### [Given data]

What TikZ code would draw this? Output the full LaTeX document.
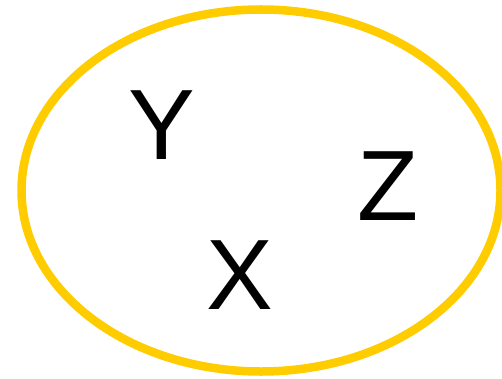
\documentclass[tikz,border=0pt]{standalone}
\usepackage{fontspec}
\setmainfont{Liberation Sans}
\definecolor{ringyellow}{HTML}{FFCC00}
\begin{document}
\begin{tikzpicture}[x=1pt,y=1pt,
  letter/.style={inner sep=0pt,font=\fontsize{100}{120}\selectfont}]
\useasboundingbox (0,0) rectangle (502,378);
\draw[ringyellow,line width=8.5pt] (261,187.5) ellipse [x radius=239.5, y radius=181];
\node[letter] (y) at (162,253) {Y};
\node[letter] (z) at (388,192) {Z};
\node[letter] (x) at (240,103) {X};
\end{tikzpicture}
\end{document}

### [Short problem]
Copy each line that holds the word "draw".

### [Task answer]
What TikZ code would draw this? Output the full LaTeX document.
\draw[ringyellow,line width=8.5pt] (261,187.5) ellipse [x radius=239.5, y radius=181];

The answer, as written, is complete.